Generous Orthodoxy  




Tuesday, February 12, 2008

Justice Scalia sounds off

This morning on the BBC World Service Newshour, Justice Antonin Scalia talked freely about his views in a way that I have never heard any Supreme Court Justice do. Apparently he has chosen the BBC as his preferred microphone. His subjects were torture and the death penalty, and I for one found his observations deeply shocking--but also an interesting window into how a "strict constructionist" thinks about the Constitution. If we had to interpret the Bible the way he interprets the Constitution, we would still be following everything in Leviticus.

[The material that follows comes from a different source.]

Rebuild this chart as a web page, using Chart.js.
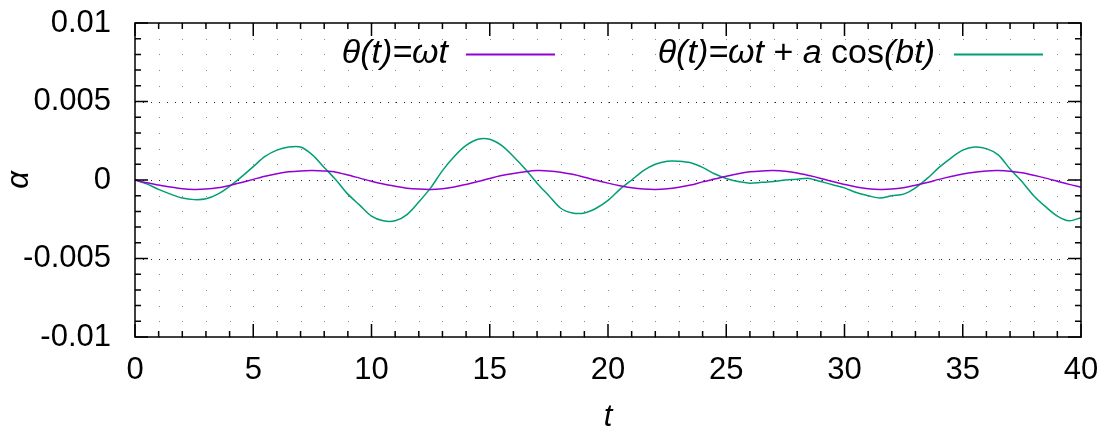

Scalia's disdain for European values was manifest. America, he thought, had no responsibility for "foreigners," no investment in common law. The BBC interviewer pressed him hard, in the inimitable fashion of the BBC broadcasters. Scalia's scorn only increased. He seemed infatuated with the "ticking time bomb" scenario, which has very little resonance among those who really understand these matters--it is better suited for television dramas like "24." It was surprising, to say the least, to hear a Supreme Court Justice in a crudely credulous mood.

I tried to find a link for this interview on the BBC World Service Newshour website, but was unsuccessful. There will be much coverage around the world as the Guantanamo detainees are brought to trial (if they are), so we can expect a lot more. Here in the New York suburbs we are very fortunate to have the BBC from 9 to 10 each morning.